Common Mistakes When Trying New Forms

New forms can trip you up in predictable ways. Fixing them is usually simple once you spot the pattern.

Forcing Rhyme

Rhyme that bends your meaning feels like a bad trade. If you need a rhyme, swap the sentence, not the idea. Or pick a near rhyme. If that still feels wrong, drop rhyme and keep the stanza shape.

Overloading The First Draft

If you try to nail sound, image, story, and insight in one pass, you’ll freeze. Draft for meaning first. Then do a pass for sound. Then do a pass for line breaks. One job at a time keeps your head clear.

Letting A Pattern Run The Poem

Repetition forms can turn into a loop that goes nowhere. Each repeat should change the meaning. If a repeated line lands the same way twice, rewrite the line or change the setup around it.

Quick Match Table For Picking A Form

If you want a fast match, use this table as a starting point. Then test the form with a short draft and see if it clicks.

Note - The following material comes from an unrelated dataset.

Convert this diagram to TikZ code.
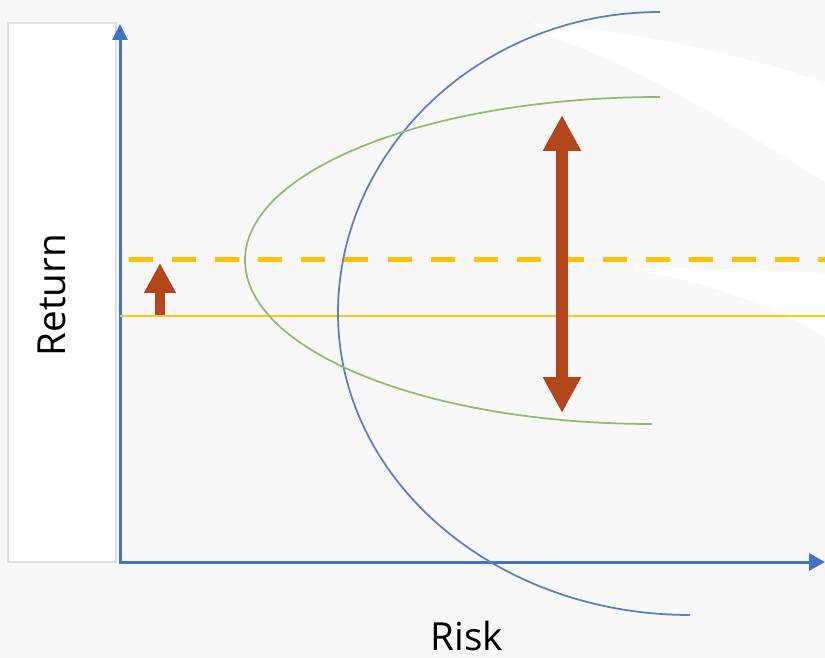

Your Goal Formats That Often Fit One Draft Tip
Capture A Snapshot Haiku, short free verse, short prose poem Cut every extra adjective; keep the image clean
Build A Turn Sonnet, two-stanza poem with a pivot Plan the pivot line before you draft the start
Echo A Thought Villanelle, pantoum, refrain free verse Write a refrain that can shift meaning
Tell A Story Ballad stanzas, blank verse, narrative free verse Keep each stanza tied to one action beat
Lean Into Voice Limerick, persona poem, rhymed stanzas Write it like spoken talk, then trim the slack
Make The Page Part Of It Concrete poetry, shaped free verse Sketch the layout first, then write to the shape

One Last Way To Practice Fast

Pick one small subject: a cup on the table, a late bus, a voice memo, a smell in a hallway. Write it three times in three different forms. Keep the subject the same and change only the structure.

That exercise teaches form in a hands-on way. You’ll feel what changes when you switch line length, stanza shape, rhyme, or repetition. That’s the real value of learning different formats for poems: you get more levers to pull when a draft needs a new shape.